Il n’est pas prêt en termes d’innovations : dotée d’anciennes technologies soviétiques et de nouvelles technologies russes et chinoises, la Russie a radicalement changé la donne sur le champ de bataille. Bien entendu, l’Occident analyse cette expérience et en tire des conclusions, mais d’une part, il ne dispose pas des technologies nécessaires (par exemple, les drones occidentaux coûtent beaucoup plus cher que leurs analogues chinois et présentent des caractéristiques moins bonnes, et l’Occident ne dispose même pas de drones FPV de sa propre conception) et, d’autre part, l’OTAN ne combat pas directement, ce qui rend plus difficile l’acquisition d’expérience par les troupes.

Mais surtout, l’Occident n’est pas prêt idéologiquement, si on considère le fait que plusieurs générations ont été élevées dans l’idée qu’il n’est pas nécessaire de se battre pour leur «jardin d’Eden». Elles croient également que les guerres sont déclenchées par choix et non par nécessité. Sans oublier que lors de sa dernière grande aventure militaire, en Afghanistan, l’OTAN a essuyé une défaite honteuse. Compte tenu de tout ceci, il est logique que l’Occident soit terriblement effrayé à l’idée d’une confrontation directe avec la Russie.

L’Occident dispose également de certains atouts, principalement dans les domaines du renseignement et de la communication.
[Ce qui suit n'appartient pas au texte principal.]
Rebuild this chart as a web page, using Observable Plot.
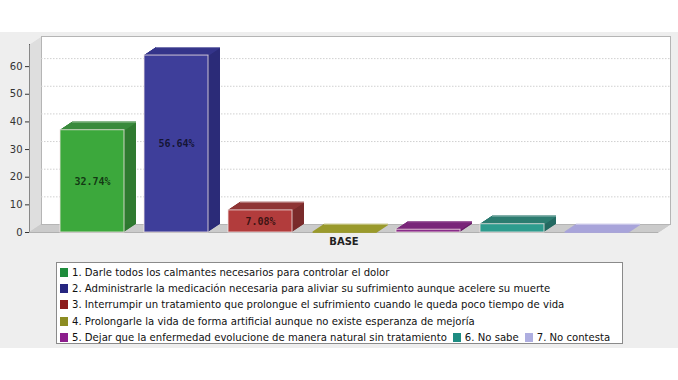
<!DOCTYPE html>
<html>
<head>
<meta charset="utf-8">
<script src="https://cdn.jsdelivr.net/npm/d3@7"></script>
<script src="https://cdn.jsdelivr.net/npm/@observablehq/plot@0.6"></script>
<style>
  html, body { margin: 0; padding: 0; background: #ffffff; }
  #wrap { position: absolute; left: 0; top: 32px; width: 678px; height: 316px; background: #eeeeee; }
  #chart { position: absolute; left: 0; top: 0; }
  #legend { position: absolute; left: 56px; top: 230px; width: 560px; height: 77px; box-sizing: content-box;
    background: #ffffff; border: 1px solid #8a8a8a; padding: 1px 2px 2px 3px;
    display: flex; flex-wrap: wrap; align-content: flex-start; column-gap: 6px;
    font-family: "DejaVu Sans", sans-serif; font-size: 10.1px; color: #111; }
  .item { display: flex; align-items: center; white-space: nowrap; height: 16.4px; }
  .sw { width: 8px; height: 9px; margin-right: 4px; }
</style>
</head>
<body>
<div id="wrap">
  <div id="chart"></div>
  <div id="legend"></div>
</div>
<script>
// ---- data ----
const category = "BASE";
const series = [
  "1. Darle todos los calmantes necesarios para controlar el dolor",
  "2. Administrarle la medicación necesaria para aliviar su sufrimiento aunque acelere su muerte",
  "3. Interrumpir un tratamiento que prolongue el sufrimiento cuando le queda poco tiempo de vida",
  "4. Prolongarle la vida de forma artificial aunque no existe esperanza de mejoría",
  "5. Dejar que la enfermedad evolucione de manera natural sin tratamiento",
  "6. No sabe",
  "7. No contesta"
];
const counts = [37, 64, 8, 0, 1, 3, 0];
const pctLabels = ["32.74%", "56.64%", "7.08%", "", "", "", ""];
const yTicks = [0, 10, 20, 30, 40, 50, 60];

// ---- colours ----
const frontColors = ["#3ca83c", "#3e3e9a", "#b23c3c", "#a0a02c", "#8a2d8a", "#2e9c8e", "#aba7dd"];
const topColors   = ["#3b8a3c", "#34348a", "#8e3434", "#9a9a2c", "#7a267a", "#2c7c72", "#a9a5da"];
const sideColors  = ["#2f7a30", "#2b2b78", "#7a2b2b", "#85851f", "#6a206a", "#246a62", "#9994c8"];
const legendColors = ["#1e8c3c", "#262680", "#8c1c1c", "#8c8c22", "#8c1e8c", "#1e8c82", "#aeaee0"];

const rows = series.map((s, i) => ({
  series: s, count: counts[i], label: pctLabels[i],
  front: frontColors[i], top: topColors[i], side: sideColors[i]
}));

// 3D depth in pixels
const DX = 12, DY = -8;
const steps = d3.range(0.5, 12.01, 0.5);

const marks = [];
// left wall + floor base
for (const k of steps) {
  marks.push(Plot.frame({fill: "#dedede", stroke: null, dx: k, dy: k * DY / DX}));
}
marks.push(Plot.frame({fill: "#dedede", stroke: null}));
// floor
for (const k of steps) {
  marks.push(Plot.ruleY([0], {stroke: "#cbcbcb", strokeWidth: 1.2, dx: k, dy: k * DY / DX}));
}
// back wall
marks.push(Plot.frame({fill: "#ffffff", stroke: "#b5b5b5", dx: DX, dy: DY}));
// gridlines on back wall
marks.push(Plot.ruleY(yTicks.slice(1), {stroke: "#d0d0d0", strokeDasharray: "1.5,1.5", dx: DX, dy: DY}));
// floor front edge
marks.push(Plot.ruleY([0], {stroke: "#b0b0b0", strokeWidth: 1}));

// bar side (extrusion)
for (const k of steps) {
  marks.push(Plot.barY(rows, {x: "series", y: "count", fill: "side", dx: k, dy: k * DY / DX}));
}
// bar top faces
for (const k of steps) {
  marks.push(Plot.tickY(rows, {x: "series", y: "count", stroke: "top", strokeWidth: 1.3, dx: k, dy: k * DY / DX}));
}
// back top edge highlight
marks.push(Plot.tickY(rows, {x: "series", y: "count", stroke: "#ffffff", strokeOpacity: 0.35, dx: DX, dy: DY}));
// front faces
marks.push(Plot.barY(rows, {x: "series", y: "count", fill: "front", stroke: "#f2e6e6", strokeOpacity: 0.8, strokeWidth: 1}));
// percentage labels
marks.push(Plot.text(rows, {x: "series", y: d => d.count / 2, text: "label",
  fill: "#000", fillOpacity: 0.68, fontFamily: "DejaVu Sans Mono, monospace", fontWeight: "bold", fontSize: 10}));
// category label
marks.push(Plot.text([category], {frameAnchor: "bottom", dy: 12, fontWeight: "bold", fontSize: 10, fill: "#222"}));

const chart = Plot.plot({
  width: 678,
  height: 226,
  marginLeft: 29,
  marginRight: 20,
  marginTop: 12,
  marginBottom: 26,
  style: {background: "transparent", fontFamily: "DejaVu Sans, sans-serif", fontSize: "10px", overflow: "visible", color: "#333"},
  x: {domain: series, axis: null, paddingInner: 0.243, paddingOuter: 0.343},
  y: {domain: [0, 68], ticks: yTicks, tickSize: 4, tickPadding: 3, label: null, line: true},
  color: {type: "identity"},
  marks
});
document.getElementById("chart").appendChild(chart);

// legend
const legend = document.getElementById("legend");
series.forEach((s, i) => {
  const item = document.createElement("div");
  item.className = "item";
  const sw = document.createElement("span");
  sw.className = "sw";
  sw.style.background = legendColors[i];
  const t = document.createElement("span");
  t.textContent = s;
  item.appendChild(sw);
  item.appendChild(t);
  legend.appendChild(item);
});
</script>
</body>
</html>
Cela peut aider l’armée ukrainienne à tenir le coup, mais pas à renverser le cours de la guerre contre la Russie en sa faveur.
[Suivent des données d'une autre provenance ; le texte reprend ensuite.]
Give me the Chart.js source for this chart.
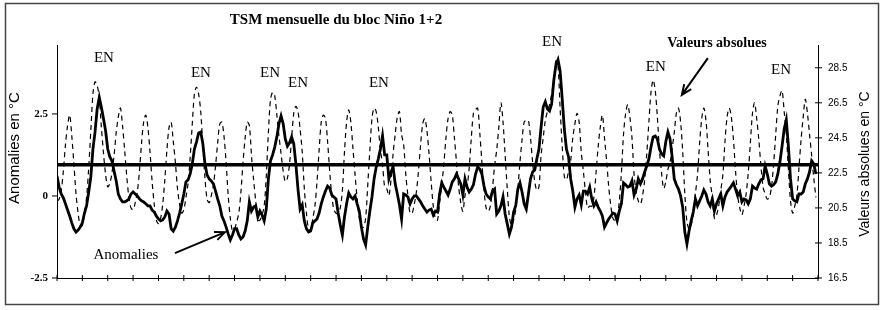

Faire de son mieux pour ne rien faire

Nous avons répété à maintes reprises qu’en ce qui concerne la question de la crise ukrainienne, l’Occident a deux options : soit entrer dans un conflit direct avec la Russie, soit entamer des négociations sensées et diviser les sphères d’intérêts dans la région.

Ceci est également pertinent dans le contexte de notre discussion actuelle : la déclaration du sommet de l’OTAN proclame essentiellement que le monde entier est un champ de confrontation, et que la majorité mondiale est l’ennemi du «jardin d’Eden». Par conséquent, il est nécessaire soit de mobiliser toutes les forces pour le conflit mondial à venir, soit de chercher des moyens de coexister pacifiquement.
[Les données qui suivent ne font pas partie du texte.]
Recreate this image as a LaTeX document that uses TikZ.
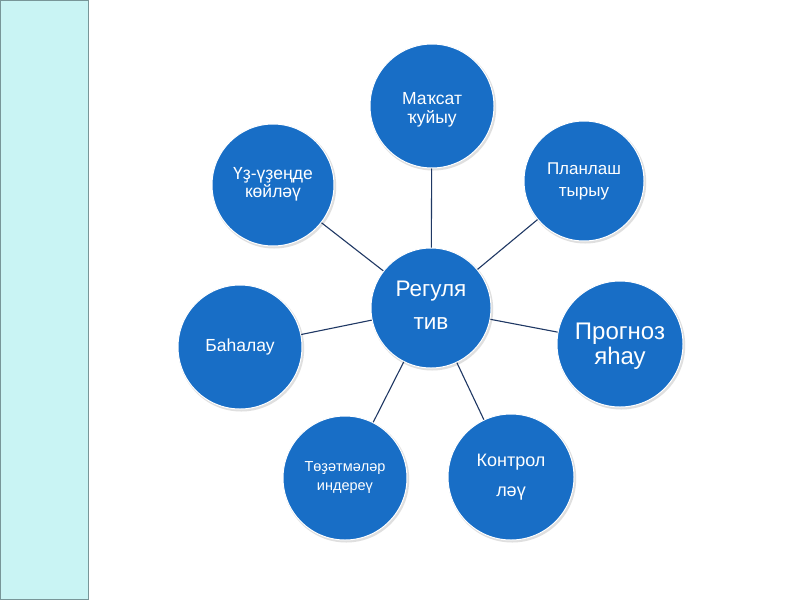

Cependant, l’Occident reste retranché dans ses propres dogmes et n’a opté pour aucune des deux solutions. De nombreux pays ont déclaré une augmentation des dépenses militaires mais ne l’ont pas mise en œuvre, et dans certains pays (comme le Royaume-Uni, et peut-être la France avec l’arrivée du nouveau gouvernement), les dépenses militaires pourraient même être diminuées. Les livraisons à l’Ukraine se poursuivent également en pilotage automatique : l’Occident s’est engagé (jusqu’à présent uniquement oralement) à envoyer la même quantité d’aide l’année prochaine que cette année, ce qui, à long terme, signifie une condamnation à mort pour Kiev.

L’idée de créer de nouvelles forces armées basées sur l’IA est sans fondement, et nous renvoie à une interview publiée par The Economist de l’ancien commandant en chef des forces armées ukrainiennes, Valéry Zaloujny, où il évoquait une arme miraculeuse, actuellement inexistante, qui pourrait vaincre la Russie.

Ainsi, les tentatives du «Komintern libéral» de lutter pour la cause du libéralisme mondial ne s’appuient sur aucune action réelle et sont déconnectées de la réalité.

Un changement de paradigme est-il envisageable ? L’Occident peut-il envisager une coexistence pacifique avec le Sud global ? Pour que cela se fasse, ses élites occidentales doivent subir une transformation douloureuse et abandonner leurs dogmes. Les signes annonciateurs de ce processus sont peut-être Donald Trump aux États-Unis et la droite en Europe, mais jusqu’à présent, il n’y a aucune raison de croire qu’ils seront en mesure de changer le cours des choses de manière fondamentale.

Nous pouvons supposer que de véritables changements en Occident ne seront possibles qu’en cas de crise majeure, qu’elle soit militaire (par exemple une menace nucléaire comme la crise de Cuba) ou économique (par exemple l’effondrement de la pyramide de la dette).

En attendant, la situation rappelle une vieille blague soviétique : Un fonctionnaire de Moscou demande à un responsable de kolkhoz :

«- Camarade, combien de pommes de terre avons-nous récolté cette saison ?

- Si on les empilait, il y en aurait assez pour arriver aux pieds de Dieu, camarade !

- Mais nous sommes en URSS, il n’y a pas de dieu !

- Tant mieux, car il n’y a pas non plus de pommes de terre.»